Grotius argues that although God can remit the penalty of sin without satisfaction, as far as his own inner nature is concerned, he cannot do so in view of the welfare of the created order. God has created all things, in relation to which he now stands as Ruler and Governor. The necessities of such a moral order make it unsafe for him to exercise his power and right of remission of penalty. William G. T. Shedd thus explains that “on the ground, therefore, that the interests of the creature need it, and not on the ground that the attributes of the Creator require it, must there be an atonement in order to remission” (II:358).
(9) The final cause of atonement, therefore, is external to God. The cause is what the interests of the universe require, not what the nature of God might demand. Christ’s death is thus primarily a tribute to the sanctity of divine government. His death demonstrates that while God remits (or relaxes) the penalty, he detests sin and desires to deter its spread within the created order. A good governor cannot allow his subjects to sin with impunity, for to do so would encourage them to continue in sin. Thus Christ died as a penal example (but not a penal substitute), an exhibition of God’s displeasure with sin designed to encourage us to forsake our evil ways. Cave explains:
“The concern of this theory is not the expiation of divine justice, but its manifestation; its interest is prospective, not retrospective” [in other words, the stress is on the prevention or deterrence of future sin, not the forgiveness of past sin] (The Doctrine of the Work of Christ, 177).
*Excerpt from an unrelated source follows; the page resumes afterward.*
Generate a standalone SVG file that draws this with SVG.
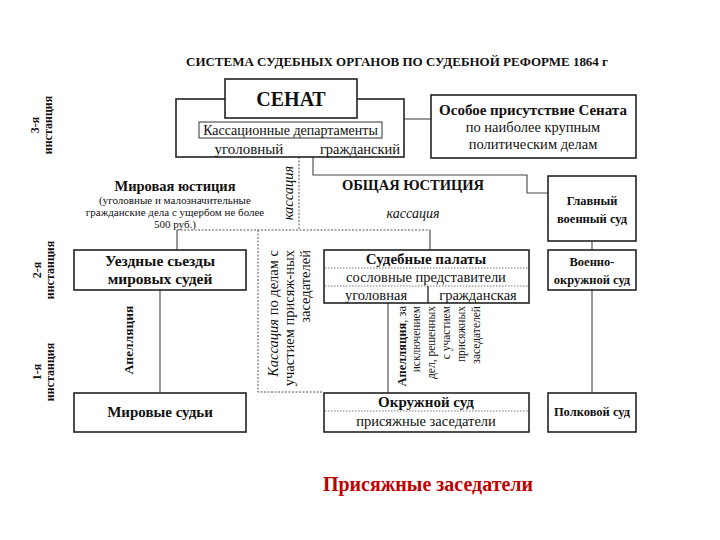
<svg xmlns="http://www.w3.org/2000/svg" width="720" height="540" viewBox="0 0 720 540">
<style>
.box{fill:#fff;stroke:#222;stroke-width:1.6}
.ln{fill:none;stroke:#444;stroke-width:1.1}
.dash{fill:none;stroke:#555;stroke-width:1;stroke-dasharray:2 1.5}
.dot{fill:none;stroke:#777;stroke-width:1;stroke-dasharray:1.5 1.5}
text{font-family:"Liberation Serif","Times New Roman",serif;fill:#111}
.b{font-weight:bold}
.c{text-anchor:middle}
.t15{font-size:15px}
.t14{font-size:14.5px}
.t13{font-size:12.5px}
.t12{font-size:12.5px}
.t11{font-size:11px}
.i{font-style:italic}
</style>
<rect width="720" height="540" fill="#fff"/>
<text x="397" y="66" class="b c t12" textLength="422" lengthAdjust="spacingAndGlyphs">СИСТЕМА СУДЕБНЫХ ОРГАНОВ ПО СУДЕБНОЙ РЕФОРМЕ 1864 г</text>

<g id="instance-labels" class="b" font-size="12">
<text transform="translate(39,125) rotate(-90)" class="c">3-я</text>
<text transform="translate(52,125) rotate(-90)" class="c">инстанция</text>
<text transform="translate(41,270) rotate(-90)" class="c">2-я</text>
<text transform="translate(54,270) rotate(-90)" class="c">инстанция</text>
<text transform="translate(41,372) rotate(-90)" class="c">1-я</text>
<text transform="translate(54,372) rotate(-90)" class="c">инстанция</text>
</g>

<g id="connectors">
<path class="ln" d="M313,138 V175 H527 V193 H548"/>
<path class="ln" d="M404,119 H431"/>
<path class="dash" d="M299,157 V230 M177,230 H430 M258,230 V392 H323"/>
<path class="ln" d="M177,230 V250 M430,230 V250"/>
<path class="ln" d="M160,290 V393"/>
<path class="ln" d="M388,303 V393"/>
<path class="ln" d="M592,241 V250 M592,290 V393"/>
</g>

<g id="senate">
<rect class="box" x="176" y="99" width="228" height="58"/>
<rect class="box" x="225" y="79" width="132" height="39"/>
<text x="291" y="106" class="b c" font-size="20">СЕНАТ</text>
<rect x="199" y="122" width="183" height="16" fill="#fff" stroke="#333" stroke-width="1"/>
<text x="290.5" y="135" class="c" font-size="14">Кассационные департаменты</text>
<text x="249" y="154" class="c" font-size="15">уголовный</text>
<text x="360" y="154" class="c" font-size="14.5">гражданский</text>
</g>

<g id="special-presence">
<rect class="box" x="431" y="95" width="205" height="63"/>
<text x="533" y="115" class="b c" font-size="15">Особое присутствие Сената</text>
<text x="533" y="132" class="c t14">по наиболее крупным</text>
<text x="533" y="149" class="c t14">политическим делам</text>
</g>

<g id="labels-mid">
<text transform="translate(293,193) rotate(-90)" class="c t14 i">кассация</text>
<text x="175" y="191" class="b c" font-size="14.5">Мировая юстиция</text>
<text x="175" y="204" class="c t11">(уголовные и малозначительные</text>
<text x="175" y="216" class="c t11">гражданские дела с ущербом не более</text>
<text x="175" y="228" class="c t11">500 руб.)</text>
<text x="413" y="190" class="b c" font-size="14.5">ОБЩАЯ ЮСТИЦИЯ</text>
<text x="413" y="218" class="c i" font-size="14">кассация</text>
<text transform="translate(133,340) rotate(-90)" class="b c" font-size="13.5">Апелляция</text>
</g>

<g id="cassation-jury" font-size="14.5">
<text transform="translate(278,250) rotate(-90)" text-anchor="end"><tspan class="i">Кассация</tspan> по делам с</text>
<text transform="translate(294,250) rotate(-90)" text-anchor="end">участием присяж-ных</text>
<text transform="translate(310,250) rotate(-90)" text-anchor="end">заседателей</text>
</g>

<g id="appeal-palaty" font-size="11.5">
<text transform="translate(406,306) rotate(-90)" text-anchor="end" font-size="12.5"><tspan class="b">Апелляция</tspan>, за</text>
<text transform="translate(420,306) rotate(-90)" text-anchor="end">исключением</text>
<text transform="translate(435,306) rotate(-90)" text-anchor="end">дел, решенных</text>
<text transform="translate(450,306) rotate(-90)" text-anchor="end">с участием</text>
<text transform="translate(465,306) rotate(-90)" text-anchor="end">присяжных</text>
<text transform="translate(480,306) rotate(-90)" text-anchor="end">заседателей</text>
</g>

<g id="main-military">
<rect class="box" x="548" y="176" width="88" height="65"/>
<text x="592" y="205" class="b c t13">Главный</text>
<text x="592" y="223" class="b c t13">военный суд</text>
</g>

<g id="uezd">
<rect class="box" x="74" y="250" width="172" height="40"/>
<text x="160" y="266" class="b c" font-size="15.5">Уездные сьезды</text>
<text x="160" y="284" class="b c" font-size="15.5">мировых судей</text>
</g>

<g id="palaty">
<rect class="box" x="324" y="250" width="205" height="53"/>
<text x="426" y="264" class="b c t15">Судебные палаты</text>
<path class="dot" d="M325,268 H528 M325,286 H528"/>
<text x="426" y="282" class="c t14">сословные представители</text>
<path d="M428,286 V303" stroke="#222" stroke-width="1.3"/>
<text x="376" y="299.5" class="c t14">уголовная</text>
<text x="478" y="299.5" class="c t14">гражданская</text>
</g>

<g id="voenno-okr">
<rect class="box" x="548" y="250" width="88" height="40"/>
<text x="592" y="266" class="b c t13">Военно-</text>
<text x="592" y="284" class="b c t13">окружной суд</text>
</g>

<g id="mirovye">
<rect class="box" x="74" y="393" width="172" height="39"/>
<text x="160" y="417" class="b c t15">Мировые судьи</text>
</g>

<g id="okruzhnoy">
<rect class="box" x="324" y="393" width="205" height="39"/>
<text x="426" y="407" class="b c t15">Окружной суд</text>
<path class="dot" d="M325,411 H528"/>
<text x="426" y="426" class="c t14">присяжные заседатели</text>
</g>

<g id="polkovoy">
<rect class="box" x="548" y="393" width="88" height="39"/>
<text x="592" y="416" class="b c t13">Полковой суд</text>
</g>

<text x="428" y="491" class="b c" font-size="20" style="fill:#c00000">Присяжные заседатели</text>
</svg>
(10) Anselm and the Protestant Reformers understood vicarious satisfaction to be the substitution of a strict equivalent for the penalty incurred by human sin. The sufferings and death of Christ are equal or adequate to the eternal penalty which all humans deserve. There is no relaxation of the claims of divine justice: the punishment which was deservedly ours was borne in full measure by Christ.
Grotius, on the other hand, while speaking of Christ being “punished” in our place, does not mean what the reformers meant. He simply means that Christ’s afflictions were accepted by God in the place of our punishment. His sufferings were not equal in value or kind to what we would have received, but were “accounted” as such by God as he “relaxed” the claims of justice. This theory has been called the Acceptilation Theory of the atonement. This word refers to the action of a creditor who discharges his debtor without full or literal payment being made. He may cancel the debt entirely by declaring it paid or by receiving a partial payment in lieu of a full one. Thus God is conceived as forgiving humanity or eliminating their debt by receiving instead the payment offered by Christ in his sufferings. His death is not a strict equivalent to what man owed, but God accepts it as such.